Not that the process is without hurdles. In fact in late February 2013, Ottawa’s city council granted Plasco a five-month extension to complete financing and let out contracts on the plant, due to come on line in 2016. Still, council remains committed to the process.

“Plasco is the only technology operating today that can take mixed municipal solid waste as delivered from collection trucks and produce syngas to operate engines,” Young notes. “These engines are at least 30% more efficient than using steam to power turbines. While many technologies exist for clean biomass and wood, other technologies do not address adulterated biomass and the variety of materials found in waste.” He says the agreement with Plasco advances the city’s goals of maximizing waste diversion and reserving municipal landfill capacity for residential waste, should the technology prove successful. “It will also showcase Ottawa as a municipal leader in waste-to-energy tech,” Young points out. “This is not only an opportunity to showcase Plasco’s cutting-edge technology, but it also boosts Ottawa’s reputation as a place for innovation.”

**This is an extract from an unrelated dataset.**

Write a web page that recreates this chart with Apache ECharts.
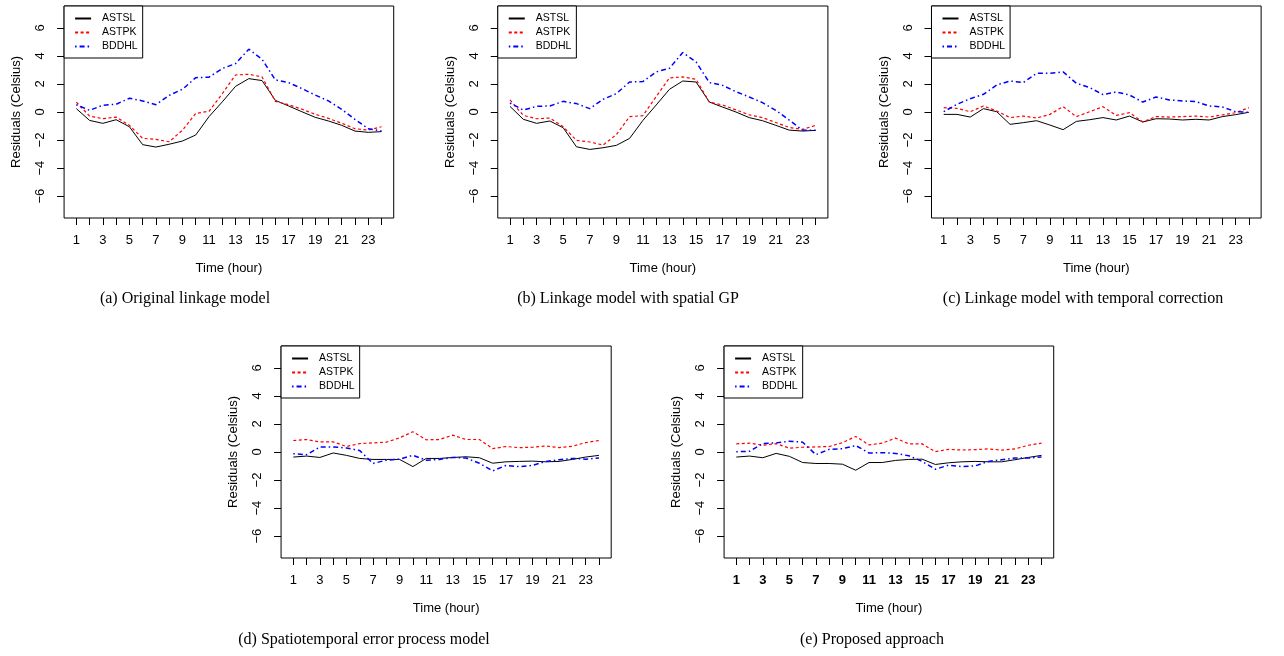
<!DOCTYPE html>
<html>
<head>
<meta charset="utf-8">
<script src="https://cdn.jsdelivr.net/npm/echarts@6/dist/echarts.min.js"></script>
<style>
html,body{margin:0;padding:0;background:#fff;}
#chart{width:1284px;height:656px;}
</style>
</head>
<body>
<div id="chart"></div>
<script>
// ---- data ----
const hours = [1,2,3,4,5,6,7,8,9,10,11,12,13,14,15,16,17,18,19,20,21,22,23,24];
const xTickLabels = [1,3,5,7,9,11,13,15,17,19,21,23];
const yTicks = [-6,-4,-2,0,2,4,6];
const seriesNames = ['ASTSL','ASTPK','BDDHL'];
const captions = ['(a) Original linkage model','(b) Linkage model with spatial GP','(c) Linkage model with temporal correction','(d) Spatiotemporal error process model','(e) Proposed approach'];

const ASTSL_a = [0.24,-0.6,-0.81,-0.55,-1.05,-2.33,-2.5,-2.3,-2.07,-1.64,-0.33,0.72,1.83,2.38,2.24,0.83,0.43,0.02,-0.38,-0.64,-0.95,-1.36,-1.45,-1.4];
const ASTPK_a = [0.71,-0.29,-0.48,-0.36,-0.95,-1.88,-1.95,-2.12,-1.3,-0.1,0.05,1.3,2.64,2.69,2.5,0.76,0.52,0.2,-0.16,-0.45,-0.8,-1.19,-1.29,-1.05];
const BDDHL_a = [0.52,0.12,0.48,0.55,0.98,0.79,0.52,1.19,1.62,2.45,2.48,3.1,3.45,4.48,3.76,2.29,2.1,1.67,1.21,0.79,0.19,-0.52,-1.19,-1.36];

const ASTSL_b = [0.4,-0.52,-0.81,-0.64,-1.12,-2.48,-2.67,-2.55,-2.38,-1.88,-0.6,0.5,1.62,2.21,2.14,0.71,0.35,0.0,-0.4,-0.62,-0.95,-1.29,-1.36,-1.31];
const ASTPK_b = [0.86,-0.24,-0.48,-0.43,-1.05,-2.02,-2.14,-2.36,-1.62,-0.33,-0.26,1.1,2.43,2.5,2.33,0.71,0.5,0.15,-0.2,-0.4,-0.75,-1.1,-1.24,-0.95];
const BDDHL_b = [0.64,0.14,0.4,0.43,0.76,0.6,0.24,0.9,1.31,2.14,2.17,2.86,3.12,4.24,3.57,2.1,1.9,1.45,1.07,0.67,0.12,-0.57,-1.29,-1.31];

const ASTSL_c = [-0.17,-0.17,-0.36,0.24,0.02,-0.88,-0.76,-0.62,-0.93,-1.26,-0.67,-0.55,-0.4,-0.57,-0.29,-0.71,-0.48,-0.5,-0.57,-0.52,-0.57,-0.33,-0.19,-0.02];
const ASTPK_c = [0.31,0.26,0.02,0.43,0.07,-0.4,-0.29,-0.43,-0.17,0.38,-0.33,0.02,0.38,-0.24,-0.05,-0.71,-0.33,-0.36,-0.33,-0.29,-0.36,-0.21,-0.05,0.31];
const BDDHL_c = [0.02,0.55,0.95,1.26,1.93,2.21,2.1,2.76,2.76,2.86,2.05,1.74,1.24,1.43,1.21,0.71,1.07,0.86,0.79,0.74,0.43,0.36,0.02,-0.02];

const ASTSL_d = [-0.36,-0.29,-0.39,-0.07,-0.24,-0.46,-0.53,-0.53,-0.53,-1.04,-0.46,-0.46,-0.39,-0.34,-0.41,-0.8,-0.7,-0.67,-0.65,-0.7,-0.67,-0.53,-0.36,-0.24];
const ASTPK_d = [0.82,0.89,0.72,0.72,0.39,0.6,0.65,0.7,1.01,1.45,0.87,0.89,1.2,0.89,0.89,0.24,0.39,0.31,0.34,0.43,0.31,0.41,0.67,0.82];
const BDDHL_d = [-0.12,-0.19,0.36,0.36,0.29,0.1,-0.82,-0.58,-0.51,-0.24,-0.58,-0.53,-0.39,-0.43,-0.8,-1.35,-0.96,-1.04,-0.96,-0.67,-0.55,-0.46,-0.51,-0.43];

const ASTSL_e = [-0.36,-0.29,-0.41,-0.1,-0.31,-0.75,-0.82,-0.82,-0.87,-1.3,-0.75,-0.75,-0.6,-0.53,-0.51,-0.89,-0.77,-0.7,-0.67,-0.7,-0.7,-0.55,-0.39,-0.24];
const ASTPK_e = [0.58,0.63,0.48,0.6,0.27,0.34,0.36,0.39,0.67,1.11,0.51,0.63,0.99,0.58,0.58,0.02,0.19,0.14,0.17,0.22,0.14,0.22,0.48,0.63];
const BDDHL_e = [0.02,0.05,0.6,0.65,0.77,0.7,-0.19,0.19,0.24,0.46,-0.07,-0.05,-0.1,-0.27,-0.67,-1.23,-0.94,-1.04,-0.99,-0.67,-0.55,-0.43,-0.43,-0.36];

const panelData = [
  [ASTSL_a, ASTPK_a, BDDHL_a],
  [ASTSL_b, ASTPK_b, BDDHL_b],
  [ASTSL_c, ASTPK_c, BDDHL_c],
  [ASTSL_d, ASTPK_d, BDDHL_d],
  [ASTSL_e, ASTPK_e, BDDHL_e]
];

// ---- layout / style ----
const panels = [
  {x1: 76.3, ppu: 13.27, top: 6,   cx: 185,  cy: 299},
  {x1: 510,  ppu: 13.29, top: 6,   cx: 628,  cy: 299},
  {x1: 943.7,ppu: 13.27, top: 6,   cx: 1083, cy: 299},
  {x1: 293.3,ppu: 13.29, top: 346, cx: 364,  cy: 640},
  {x1: 736.3,ppu: 13.27, top: 346, cx: 872,  cy: 640, boldX: true}
];
const XMIN = 0.08, XMAX = 24.92, YMIN = -7.56, YMAX = 7.56;
const lineStyles = [
  {color: '#000000', width: 1, type: 'solid'},
  {color: '#ff0000', width: 1.2, type: [3, 2.5]},
  {color: '#0000ff', width: 1.5, type: [1.5, 3, 5, 3]}
];
const sans = 'Liberation Sans, Arial, Helvetica, sans-serif';

const grids = [], xAxes = [], yAxes = [], series = [], legends = [], graphics = [];
panels.forEach((p, i) => {
  const left = p.x1 - (1 - XMIN) * p.ppu;
  const width = (XMAX - XMIN) * p.ppu;
  grids.push({left: left, top: p.top, width: width, height: 212,
    show: true, borderColor: '#000', borderWidth: 1, backgroundColor: 'transparent', containLabel: false});
  xAxes.push({type: 'value', gridIndex: i, min: XMIN, max: XMAX, position: 'bottom',
    name: 'Time (hour)', nameLocation: 'middle', nameGap: 44,
    nameTextStyle: {fontFamily: sans, fontSize: 13, color: '#000'},
    axisLine: {show: false, onZero: false},
    splitLine: {show: false},
    axisTick: {show: true, length: 7, customValues: hours, lineStyle: {color: '#000', width: 1}},
    axisLabel: {customValues: xTickLabels, margin: 16, fontFamily: sans, fontSize: 13, color: '#000',
      fontWeight: p.boldX ? 'bold' : 'normal'}
  });
  yAxes.push({type: 'value', gridIndex: i, min: YMIN, max: YMAX, position: 'left',
    name: 'Residuals (Celsius)', nameLocation: 'middle', nameGap: 41,
    nameTextStyle: {fontFamily: sans, fontSize: 13, color: '#000'},
    axisLine: {show: false, onZero: false},
    splitLine: {show: false},
    axisTick: {show: true, length: 7, customValues: yTicks, lineStyle: {color: '#000', width: 1}},
    axisLabel: {customValues: yTicks, rotate: 90, margin: 17, fontFamily: sans, fontSize: 13, color: '#000',
      formatter: v => String(v).replace('-', '\u2212')}
  });
  seriesNames.forEach((name, k) => {
    series.push({type: 'line', name: name, xAxisIndex: i, yAxisIndex: i,
      data: hours.map((h, j) => [h, panelData[i][k][j]]),
      symbol: 'none', showSymbol: false, animation: false, silent: true,
      lineStyle: lineStyles[k], itemStyle: {color: lineStyles[k].color}
    });
  });
  legends.push({data: seriesNames, orient: 'vertical', left: left, top: p.top,
    backgroundColor: '#fff', borderColor: '#000', borderWidth: 1, borderRadius: 0,
    padding: [7, 5, 6, 10], itemWidth: 16, itemHeight: 10, itemGap: 3,
    selectedMode: false,
    itemStyle: {color: 'rgba(0,0,0,0)', borderColor: 'rgba(0,0,0,0)', borderWidth: 0, opacity: 0},
    textStyle: {fontFamily: sans, fontSize: 10.5, color: '#000', lineHeight: 10, padding: [0, 0, 0, 6]}
  });
  graphics.push({type: 'text', x: p.cx, y: p.cy,
    style: {text: captions[i], fontFamily: 'Liberation Serif, Times New Roman, serif', fontSize: 16,
      fill: '#000', textAlign: 'center', textVerticalAlign: 'middle'}});
});

const chart = echarts.init(document.getElementById('chart'), null, {renderer: 'canvas'});
chart.setOption({
  backgroundColor: '#fff',
  animation: false,
  grid: grids, xAxis: xAxes, yAxis: yAxes,
  legend: legends, series: series, graphic: graphics
});
</script>
</body>
</html>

“Furthermore,” Jim Watson noted in his blog in late 2011, “Plasco has created some of the most desirable kind of jobs for any city to attract – in engineering, process design, high-end fabrication…[It] has attracted the kind of jobs and innovation that have the potential to grow a new industry, to diversify our economy and potentially make a global impact.” At that point in time, Watson called Plasco “a potential world player, homegrown in Ottawa…poised to become very successful.”

With interest in the company burgeoning and contracts in China and California already secured, it seems his predictions are coming true.

Plasco plant Products
For every tonne of municipal solid waste (with an average calorific value of 14,200 megajoules per tonne) processed with the Plasco Conversion System, the following is produced:

  • 1 kilowatt-hour of net electricity
  • 300 litres of water for reuse
  • 7 to 15 kilograms of metal (both ferrous and light metals like aluminum)
  • 150 kilograms of slag (which can be used in place of quarried aggregates, such as sand to mix with portland cement to make concrete or as aggregate in asphalt)

Time to commission a Plasco facility (after all permits are obtained): 18 to 24 months
Generators: General Electric Jenbacher
Other equipment: Final decisions on suppliers have not been made.